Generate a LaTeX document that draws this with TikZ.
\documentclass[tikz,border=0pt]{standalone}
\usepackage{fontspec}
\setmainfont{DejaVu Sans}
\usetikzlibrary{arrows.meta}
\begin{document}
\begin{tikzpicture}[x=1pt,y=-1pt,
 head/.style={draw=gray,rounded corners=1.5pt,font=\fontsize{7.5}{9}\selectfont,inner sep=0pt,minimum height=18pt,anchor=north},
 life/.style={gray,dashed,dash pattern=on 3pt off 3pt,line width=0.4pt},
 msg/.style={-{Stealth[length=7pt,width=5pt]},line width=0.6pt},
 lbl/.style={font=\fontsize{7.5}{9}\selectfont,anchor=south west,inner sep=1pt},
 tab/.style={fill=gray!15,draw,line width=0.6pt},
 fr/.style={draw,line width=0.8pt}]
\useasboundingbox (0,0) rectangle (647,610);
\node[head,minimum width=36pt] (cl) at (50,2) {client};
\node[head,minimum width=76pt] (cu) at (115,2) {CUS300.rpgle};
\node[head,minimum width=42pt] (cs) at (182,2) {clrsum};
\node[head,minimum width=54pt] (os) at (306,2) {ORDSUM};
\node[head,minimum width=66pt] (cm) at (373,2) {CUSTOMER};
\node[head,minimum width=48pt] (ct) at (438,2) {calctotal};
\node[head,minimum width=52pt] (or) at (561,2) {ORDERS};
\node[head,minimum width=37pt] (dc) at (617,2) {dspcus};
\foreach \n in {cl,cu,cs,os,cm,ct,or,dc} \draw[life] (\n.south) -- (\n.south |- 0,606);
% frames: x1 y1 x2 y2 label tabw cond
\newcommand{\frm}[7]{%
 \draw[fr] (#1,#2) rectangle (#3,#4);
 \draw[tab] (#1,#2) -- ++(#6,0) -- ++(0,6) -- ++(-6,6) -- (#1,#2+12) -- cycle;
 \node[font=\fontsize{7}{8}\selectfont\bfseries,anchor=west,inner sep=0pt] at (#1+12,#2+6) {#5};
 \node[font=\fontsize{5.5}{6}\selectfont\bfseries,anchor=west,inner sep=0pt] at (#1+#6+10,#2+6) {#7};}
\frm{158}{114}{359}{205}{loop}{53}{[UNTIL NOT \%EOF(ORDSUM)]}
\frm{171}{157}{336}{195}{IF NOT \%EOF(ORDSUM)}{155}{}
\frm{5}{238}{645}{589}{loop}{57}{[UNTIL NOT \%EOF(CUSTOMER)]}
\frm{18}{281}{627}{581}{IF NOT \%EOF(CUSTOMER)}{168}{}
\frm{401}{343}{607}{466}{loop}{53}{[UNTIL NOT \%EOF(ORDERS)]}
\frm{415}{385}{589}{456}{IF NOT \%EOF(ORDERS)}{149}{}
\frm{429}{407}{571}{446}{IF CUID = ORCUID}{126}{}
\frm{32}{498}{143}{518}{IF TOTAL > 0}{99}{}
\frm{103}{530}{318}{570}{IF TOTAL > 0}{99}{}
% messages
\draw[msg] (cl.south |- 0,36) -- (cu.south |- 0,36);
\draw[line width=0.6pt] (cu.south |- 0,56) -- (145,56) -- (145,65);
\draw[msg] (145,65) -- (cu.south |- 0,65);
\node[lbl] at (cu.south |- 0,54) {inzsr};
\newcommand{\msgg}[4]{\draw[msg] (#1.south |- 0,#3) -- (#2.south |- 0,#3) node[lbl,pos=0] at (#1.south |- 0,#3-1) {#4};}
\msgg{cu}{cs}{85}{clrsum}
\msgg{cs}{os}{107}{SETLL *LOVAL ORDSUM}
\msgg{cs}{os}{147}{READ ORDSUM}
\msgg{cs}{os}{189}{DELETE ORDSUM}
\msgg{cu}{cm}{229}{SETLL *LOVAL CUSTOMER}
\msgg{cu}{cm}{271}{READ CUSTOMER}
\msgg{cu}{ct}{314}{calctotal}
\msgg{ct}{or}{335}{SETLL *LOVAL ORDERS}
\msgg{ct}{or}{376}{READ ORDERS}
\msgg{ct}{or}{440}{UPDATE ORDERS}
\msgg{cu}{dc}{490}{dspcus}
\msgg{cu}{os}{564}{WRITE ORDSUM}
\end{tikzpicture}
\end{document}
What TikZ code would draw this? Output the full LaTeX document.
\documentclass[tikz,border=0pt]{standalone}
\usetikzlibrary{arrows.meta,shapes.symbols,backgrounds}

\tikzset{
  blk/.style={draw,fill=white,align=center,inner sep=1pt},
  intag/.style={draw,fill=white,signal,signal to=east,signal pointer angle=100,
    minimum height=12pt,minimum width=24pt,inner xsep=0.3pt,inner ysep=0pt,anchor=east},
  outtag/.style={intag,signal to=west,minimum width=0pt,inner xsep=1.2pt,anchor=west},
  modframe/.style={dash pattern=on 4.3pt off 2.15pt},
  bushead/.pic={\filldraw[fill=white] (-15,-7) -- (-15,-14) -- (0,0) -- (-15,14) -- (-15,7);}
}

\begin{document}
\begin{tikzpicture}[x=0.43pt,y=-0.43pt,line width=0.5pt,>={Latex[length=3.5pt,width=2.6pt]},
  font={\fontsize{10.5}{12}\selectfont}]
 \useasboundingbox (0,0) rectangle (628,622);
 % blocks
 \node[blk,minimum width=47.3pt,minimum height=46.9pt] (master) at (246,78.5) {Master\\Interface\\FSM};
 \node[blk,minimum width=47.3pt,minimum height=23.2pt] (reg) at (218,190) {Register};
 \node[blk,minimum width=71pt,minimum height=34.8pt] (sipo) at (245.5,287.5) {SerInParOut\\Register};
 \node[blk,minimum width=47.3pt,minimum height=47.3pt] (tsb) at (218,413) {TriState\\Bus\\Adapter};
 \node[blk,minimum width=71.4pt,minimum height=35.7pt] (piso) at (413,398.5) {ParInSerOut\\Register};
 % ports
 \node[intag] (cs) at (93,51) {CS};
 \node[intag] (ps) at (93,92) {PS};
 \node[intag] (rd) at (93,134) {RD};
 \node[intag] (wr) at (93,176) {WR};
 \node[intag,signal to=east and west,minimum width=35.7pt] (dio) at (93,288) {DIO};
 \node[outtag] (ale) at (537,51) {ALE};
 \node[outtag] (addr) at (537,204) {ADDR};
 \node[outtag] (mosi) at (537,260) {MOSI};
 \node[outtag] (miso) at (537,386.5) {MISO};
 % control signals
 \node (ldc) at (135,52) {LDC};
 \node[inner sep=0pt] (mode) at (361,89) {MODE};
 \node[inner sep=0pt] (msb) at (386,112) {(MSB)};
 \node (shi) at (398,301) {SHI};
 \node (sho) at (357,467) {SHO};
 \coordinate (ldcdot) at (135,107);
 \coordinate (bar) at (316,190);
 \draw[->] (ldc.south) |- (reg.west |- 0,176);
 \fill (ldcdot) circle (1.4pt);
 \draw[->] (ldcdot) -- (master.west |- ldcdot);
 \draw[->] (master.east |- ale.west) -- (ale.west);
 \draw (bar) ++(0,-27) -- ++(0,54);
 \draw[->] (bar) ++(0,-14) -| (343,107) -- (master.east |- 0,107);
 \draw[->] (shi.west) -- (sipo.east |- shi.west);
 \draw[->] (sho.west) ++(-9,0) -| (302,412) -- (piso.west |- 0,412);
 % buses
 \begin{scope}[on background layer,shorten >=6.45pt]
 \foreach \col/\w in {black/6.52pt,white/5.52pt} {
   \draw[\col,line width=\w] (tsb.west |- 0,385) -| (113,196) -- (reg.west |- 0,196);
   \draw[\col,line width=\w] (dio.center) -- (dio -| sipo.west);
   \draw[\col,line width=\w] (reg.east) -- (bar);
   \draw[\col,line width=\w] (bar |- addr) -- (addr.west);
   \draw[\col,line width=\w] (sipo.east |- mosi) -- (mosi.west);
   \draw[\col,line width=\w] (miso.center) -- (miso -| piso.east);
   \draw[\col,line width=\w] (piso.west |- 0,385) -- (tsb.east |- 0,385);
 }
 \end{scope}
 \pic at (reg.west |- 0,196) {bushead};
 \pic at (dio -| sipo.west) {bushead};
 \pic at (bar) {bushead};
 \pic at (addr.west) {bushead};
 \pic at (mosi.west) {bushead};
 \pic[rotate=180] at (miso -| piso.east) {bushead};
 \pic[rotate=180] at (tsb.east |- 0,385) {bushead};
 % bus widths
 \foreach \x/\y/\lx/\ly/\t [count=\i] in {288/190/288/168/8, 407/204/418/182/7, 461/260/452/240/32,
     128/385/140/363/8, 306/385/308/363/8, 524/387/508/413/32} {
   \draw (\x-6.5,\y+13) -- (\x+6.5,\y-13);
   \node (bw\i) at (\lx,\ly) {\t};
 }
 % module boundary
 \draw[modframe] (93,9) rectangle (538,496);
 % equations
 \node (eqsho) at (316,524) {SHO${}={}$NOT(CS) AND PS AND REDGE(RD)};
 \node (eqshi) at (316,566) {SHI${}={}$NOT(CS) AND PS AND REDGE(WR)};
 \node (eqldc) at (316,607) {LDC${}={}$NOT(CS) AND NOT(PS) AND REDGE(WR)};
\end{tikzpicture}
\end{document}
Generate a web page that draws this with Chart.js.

» **PROBLEM TO WORK ON**: Your task is to report how many lines of the material include the string "draws". Give the number and no other words.

» **PROBLEM SOLUTION**: 2